Objective 1
Six applications were selected and investigated in order to derive the operations (kernels) which could be performed in CIM core; hence not only reducing the communication between CPU and memory, but potentially also reducing the energy consumption and improving the overall performance. Applications were selected from three domains (i.e. Data analytics, signal processing, and machine learning). Simulations and comparative studies performed have shown that depending on the selected applications, 5-10x energy benefits are estimated compared with conventional digital CMOS ASICs, and 10-1000x energy benefits are estimated compared with traditional general-purpose processors.
Objective 2
The compiler makes use of the CIM architectures developed in WP2 and the applications identified in WP1. First, we built a micro-instruction compiler for the TTA based CIM micro-architecture developed in WP2. The micro-compiler can offload the user annotated CIM micro/nano-operations to CIM units integrated to CGRA/TTA architectures, taking into consideration of computation and communication resources in the architecture, and available parallelism in the user program. Second, we designed a macro-programming interface by following a top-down approach to support the programming of multiple CIM units at system level. Third, we created a full end-to-end compilation flow from the high-level representation to code that executes on the macro CIM architecture proposed in WP3 and demonstrated the flow on the full-system simulators developed in WP5 with the CIM applications identified in WP1.
Objective 3
First, an initial macro CIM architecture was designed. Based on the CIM tile (micro-architecture level) developed in WP4, a multi-tile CIM accelerator (i.e. macro Architecture) and its instruction set ISA were developed. This CIM was integrated as a functional unit into TTA, a data path aware architecture. Second, integration of the CIM core (based on CGRC) in computing cluster has taken place. Here, we made use of multi-core PULP system (developed by ETHZ) as a computing cluster. Efficient communication fabric for tight integration of CIM core as an in-memory accelerator have been developed as part of this work.

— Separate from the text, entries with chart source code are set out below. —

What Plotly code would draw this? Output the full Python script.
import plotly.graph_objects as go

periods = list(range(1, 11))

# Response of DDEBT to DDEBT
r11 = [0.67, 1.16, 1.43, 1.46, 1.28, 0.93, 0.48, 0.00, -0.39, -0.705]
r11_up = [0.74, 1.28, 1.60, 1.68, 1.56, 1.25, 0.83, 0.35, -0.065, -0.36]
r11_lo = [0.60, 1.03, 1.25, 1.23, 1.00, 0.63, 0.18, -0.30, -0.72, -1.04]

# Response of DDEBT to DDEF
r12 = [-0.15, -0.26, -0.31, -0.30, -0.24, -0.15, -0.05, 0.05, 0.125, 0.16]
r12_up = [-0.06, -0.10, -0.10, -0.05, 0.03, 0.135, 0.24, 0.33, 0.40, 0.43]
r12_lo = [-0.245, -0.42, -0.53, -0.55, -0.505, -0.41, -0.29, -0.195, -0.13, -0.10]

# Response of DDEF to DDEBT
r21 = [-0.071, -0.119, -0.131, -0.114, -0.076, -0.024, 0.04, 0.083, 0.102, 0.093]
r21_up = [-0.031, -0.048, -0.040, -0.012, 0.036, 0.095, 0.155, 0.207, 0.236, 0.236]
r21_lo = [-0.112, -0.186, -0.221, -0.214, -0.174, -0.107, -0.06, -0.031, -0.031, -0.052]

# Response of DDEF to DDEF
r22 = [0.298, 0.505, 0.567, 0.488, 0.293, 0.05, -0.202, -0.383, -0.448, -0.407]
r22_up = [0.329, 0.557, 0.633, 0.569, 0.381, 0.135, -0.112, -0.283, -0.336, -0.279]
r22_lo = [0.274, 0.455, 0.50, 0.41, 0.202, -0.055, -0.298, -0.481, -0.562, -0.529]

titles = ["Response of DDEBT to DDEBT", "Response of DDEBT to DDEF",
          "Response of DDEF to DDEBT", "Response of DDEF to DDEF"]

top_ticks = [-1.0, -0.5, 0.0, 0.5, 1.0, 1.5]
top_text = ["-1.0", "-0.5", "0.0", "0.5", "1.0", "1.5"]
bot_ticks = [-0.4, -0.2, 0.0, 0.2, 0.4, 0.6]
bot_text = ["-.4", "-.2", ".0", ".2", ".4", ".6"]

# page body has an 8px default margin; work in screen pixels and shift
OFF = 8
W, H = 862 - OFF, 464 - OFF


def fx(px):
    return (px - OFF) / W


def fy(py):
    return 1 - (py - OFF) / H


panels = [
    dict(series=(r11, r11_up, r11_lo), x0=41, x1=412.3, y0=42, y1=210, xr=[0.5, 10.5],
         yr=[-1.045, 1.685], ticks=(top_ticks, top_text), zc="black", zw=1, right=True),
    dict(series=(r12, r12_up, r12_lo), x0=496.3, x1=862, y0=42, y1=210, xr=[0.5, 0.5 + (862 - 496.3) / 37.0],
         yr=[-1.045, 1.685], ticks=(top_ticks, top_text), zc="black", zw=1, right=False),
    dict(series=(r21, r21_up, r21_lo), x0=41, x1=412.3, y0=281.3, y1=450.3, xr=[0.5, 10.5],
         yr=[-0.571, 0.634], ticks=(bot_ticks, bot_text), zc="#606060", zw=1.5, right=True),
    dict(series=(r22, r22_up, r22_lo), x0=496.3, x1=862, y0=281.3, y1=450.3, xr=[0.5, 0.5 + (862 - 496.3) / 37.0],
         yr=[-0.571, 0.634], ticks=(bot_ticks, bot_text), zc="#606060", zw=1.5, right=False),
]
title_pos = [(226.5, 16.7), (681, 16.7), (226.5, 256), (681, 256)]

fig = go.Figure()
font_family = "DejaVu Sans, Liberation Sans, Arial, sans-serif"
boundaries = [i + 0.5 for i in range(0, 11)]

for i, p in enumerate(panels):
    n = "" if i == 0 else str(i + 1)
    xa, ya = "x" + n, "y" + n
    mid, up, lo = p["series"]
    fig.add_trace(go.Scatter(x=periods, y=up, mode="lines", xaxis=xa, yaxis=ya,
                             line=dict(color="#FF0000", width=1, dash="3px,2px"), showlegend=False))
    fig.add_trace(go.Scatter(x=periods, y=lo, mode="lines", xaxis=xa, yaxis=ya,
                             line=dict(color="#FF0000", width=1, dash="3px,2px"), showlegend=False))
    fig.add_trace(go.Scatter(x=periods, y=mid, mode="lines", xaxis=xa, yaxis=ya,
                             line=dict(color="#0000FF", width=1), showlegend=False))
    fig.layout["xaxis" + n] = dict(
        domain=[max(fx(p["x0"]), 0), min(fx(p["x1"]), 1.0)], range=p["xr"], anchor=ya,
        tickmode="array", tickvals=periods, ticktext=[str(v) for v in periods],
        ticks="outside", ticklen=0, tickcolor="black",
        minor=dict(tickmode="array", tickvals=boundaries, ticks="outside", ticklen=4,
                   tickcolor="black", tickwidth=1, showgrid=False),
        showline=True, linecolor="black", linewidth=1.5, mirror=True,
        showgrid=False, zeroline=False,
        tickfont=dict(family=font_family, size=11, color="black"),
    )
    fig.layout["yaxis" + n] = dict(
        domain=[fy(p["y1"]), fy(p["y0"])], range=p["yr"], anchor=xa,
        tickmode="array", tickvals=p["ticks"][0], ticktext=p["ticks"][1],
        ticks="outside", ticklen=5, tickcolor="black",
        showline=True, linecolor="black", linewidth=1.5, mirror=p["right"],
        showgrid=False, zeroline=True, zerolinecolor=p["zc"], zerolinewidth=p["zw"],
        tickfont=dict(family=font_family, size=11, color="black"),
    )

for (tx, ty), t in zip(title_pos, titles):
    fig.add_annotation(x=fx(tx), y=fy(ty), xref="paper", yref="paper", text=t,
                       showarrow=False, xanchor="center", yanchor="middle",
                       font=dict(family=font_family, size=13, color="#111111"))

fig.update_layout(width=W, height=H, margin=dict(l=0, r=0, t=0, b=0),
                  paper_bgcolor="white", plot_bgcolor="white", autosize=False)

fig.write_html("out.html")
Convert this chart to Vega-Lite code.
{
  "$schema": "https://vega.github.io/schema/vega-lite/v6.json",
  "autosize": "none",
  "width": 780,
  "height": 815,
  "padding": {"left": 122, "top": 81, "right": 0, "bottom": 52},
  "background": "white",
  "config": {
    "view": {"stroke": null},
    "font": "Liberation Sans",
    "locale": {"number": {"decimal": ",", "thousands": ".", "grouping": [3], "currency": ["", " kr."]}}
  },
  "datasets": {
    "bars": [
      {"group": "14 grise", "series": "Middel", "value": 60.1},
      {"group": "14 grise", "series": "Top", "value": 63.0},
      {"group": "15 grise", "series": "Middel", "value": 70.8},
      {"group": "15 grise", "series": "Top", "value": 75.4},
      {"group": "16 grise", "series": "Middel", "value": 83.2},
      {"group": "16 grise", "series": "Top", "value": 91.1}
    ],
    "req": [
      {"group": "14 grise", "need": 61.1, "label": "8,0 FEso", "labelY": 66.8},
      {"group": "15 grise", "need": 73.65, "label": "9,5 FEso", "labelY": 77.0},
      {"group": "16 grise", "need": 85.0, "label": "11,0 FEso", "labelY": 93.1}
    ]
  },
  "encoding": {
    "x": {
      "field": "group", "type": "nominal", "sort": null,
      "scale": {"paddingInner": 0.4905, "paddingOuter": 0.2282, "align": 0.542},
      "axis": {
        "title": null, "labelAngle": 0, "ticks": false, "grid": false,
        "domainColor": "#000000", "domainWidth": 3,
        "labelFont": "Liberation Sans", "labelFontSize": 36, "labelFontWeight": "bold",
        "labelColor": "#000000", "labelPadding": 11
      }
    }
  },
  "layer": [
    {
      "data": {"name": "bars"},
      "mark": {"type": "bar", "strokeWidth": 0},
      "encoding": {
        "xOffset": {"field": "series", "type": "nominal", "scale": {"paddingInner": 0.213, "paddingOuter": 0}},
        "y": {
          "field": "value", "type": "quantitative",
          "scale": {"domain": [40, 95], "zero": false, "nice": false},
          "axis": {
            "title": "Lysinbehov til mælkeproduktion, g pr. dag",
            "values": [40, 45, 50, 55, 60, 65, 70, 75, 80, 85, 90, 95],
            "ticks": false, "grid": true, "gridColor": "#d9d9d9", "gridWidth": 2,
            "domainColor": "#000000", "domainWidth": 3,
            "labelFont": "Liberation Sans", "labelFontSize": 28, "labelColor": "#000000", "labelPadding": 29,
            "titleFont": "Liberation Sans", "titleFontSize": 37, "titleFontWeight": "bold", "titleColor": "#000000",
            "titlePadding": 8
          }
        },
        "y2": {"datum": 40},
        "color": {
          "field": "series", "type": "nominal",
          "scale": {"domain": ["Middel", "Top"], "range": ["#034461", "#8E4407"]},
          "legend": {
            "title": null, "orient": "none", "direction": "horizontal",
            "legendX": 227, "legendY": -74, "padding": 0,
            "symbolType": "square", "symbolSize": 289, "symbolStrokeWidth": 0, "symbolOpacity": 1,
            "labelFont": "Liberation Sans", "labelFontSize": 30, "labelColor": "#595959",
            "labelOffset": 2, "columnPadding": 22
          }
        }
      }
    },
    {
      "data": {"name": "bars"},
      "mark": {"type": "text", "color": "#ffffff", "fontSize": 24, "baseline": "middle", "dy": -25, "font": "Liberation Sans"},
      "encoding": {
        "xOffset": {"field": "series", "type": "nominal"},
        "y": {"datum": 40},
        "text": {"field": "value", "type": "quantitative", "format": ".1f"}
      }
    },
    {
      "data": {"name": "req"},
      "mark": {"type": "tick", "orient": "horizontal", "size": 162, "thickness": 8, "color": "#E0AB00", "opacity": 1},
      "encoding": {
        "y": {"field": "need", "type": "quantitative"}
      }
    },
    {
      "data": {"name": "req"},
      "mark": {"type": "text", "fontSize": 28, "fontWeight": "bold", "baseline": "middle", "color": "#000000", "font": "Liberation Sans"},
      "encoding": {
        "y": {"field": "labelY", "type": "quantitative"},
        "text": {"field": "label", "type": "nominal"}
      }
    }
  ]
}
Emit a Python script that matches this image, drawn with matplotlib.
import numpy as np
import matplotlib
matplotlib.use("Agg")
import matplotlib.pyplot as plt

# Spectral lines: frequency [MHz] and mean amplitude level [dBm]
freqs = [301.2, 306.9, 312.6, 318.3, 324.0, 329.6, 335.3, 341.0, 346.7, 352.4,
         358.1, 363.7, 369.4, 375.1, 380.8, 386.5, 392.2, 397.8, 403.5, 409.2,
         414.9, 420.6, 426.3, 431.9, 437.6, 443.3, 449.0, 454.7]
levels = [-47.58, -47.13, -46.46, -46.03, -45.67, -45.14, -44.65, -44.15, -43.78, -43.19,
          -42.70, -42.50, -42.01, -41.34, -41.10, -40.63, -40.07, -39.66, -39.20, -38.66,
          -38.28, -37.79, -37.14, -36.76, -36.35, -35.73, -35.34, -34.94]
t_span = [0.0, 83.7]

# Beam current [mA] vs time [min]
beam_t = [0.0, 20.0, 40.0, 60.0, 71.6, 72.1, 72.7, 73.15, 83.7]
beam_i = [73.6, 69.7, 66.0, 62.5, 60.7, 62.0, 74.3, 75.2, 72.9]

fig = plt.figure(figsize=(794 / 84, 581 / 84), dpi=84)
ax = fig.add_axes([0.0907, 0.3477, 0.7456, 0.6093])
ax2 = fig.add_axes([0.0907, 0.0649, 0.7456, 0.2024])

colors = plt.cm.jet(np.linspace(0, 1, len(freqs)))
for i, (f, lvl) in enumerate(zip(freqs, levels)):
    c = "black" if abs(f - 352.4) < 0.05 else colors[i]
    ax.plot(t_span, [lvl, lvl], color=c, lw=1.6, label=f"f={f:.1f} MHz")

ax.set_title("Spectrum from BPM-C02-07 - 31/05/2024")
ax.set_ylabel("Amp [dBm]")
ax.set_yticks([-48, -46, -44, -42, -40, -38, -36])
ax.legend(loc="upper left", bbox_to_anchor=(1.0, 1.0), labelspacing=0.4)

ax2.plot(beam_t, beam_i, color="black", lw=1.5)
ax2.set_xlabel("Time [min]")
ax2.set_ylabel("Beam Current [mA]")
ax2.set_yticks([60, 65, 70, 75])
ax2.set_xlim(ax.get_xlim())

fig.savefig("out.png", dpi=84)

Third, the key kernels derived from selected applications in WP1 have been mapped on CIM macro architecture. Work concentrated on Hyper-Dimensional (HD) computing (see D1.2) that make intensive use of small instructions, on ultra-wide words (e.g. bit wise XOR). HD computing is essentially about manipulating and comparing large patterns (e.g. hypervectors of 10,000 bits) stored in memory which works to the strength of CIM accelerator tiles. Our results indicate up to 60x improvement in peak throughput and 40x improvement in energy efficiency for GEMM type workloads.
Objective 4
First, small crossbars were characterised and models were developed. Second, memristor based primitive logic and arithmetic circuits were designed and validated using SPICE simulation. Third, a complete (first version of) CIM tile micro-architecture was developed and designed (using C code), including ISA (instruction set architecture) and a compile being able to translate the macro-instruction defined in WP3 to a nano-instructions that can be understood by the CIM tile. Fourth, on the lowest hardware level, the impact of the memristor array architecture and ADC design choices on the performance of MAC operations for ReRAM based memristor devices was investigated. Next, CIM tiles, based on an STT-RAM memristor array, were optimized for performing binary logic operations as well as for performing Matrix-Matrix Multiplication (MMM) operations.
Objective 5
The framework supporting the characterization and study of the presented CIM architectures was materialized in the refined versions of the simulator (D5.6) and emulator (D5.8) packages. These key milestones highlight the quality of the knowledge generated in all the technical work packages and gather in a coherent simulation/emulation platform an end-to-end approach for benchmarking the applications – studied in WP1 — that using the compilers provided by WP2 were accelerated by the proposed architecture – WP3, noting that the modelling of the CIM submodules was accurately calibrated against the WP4 engineered circuits.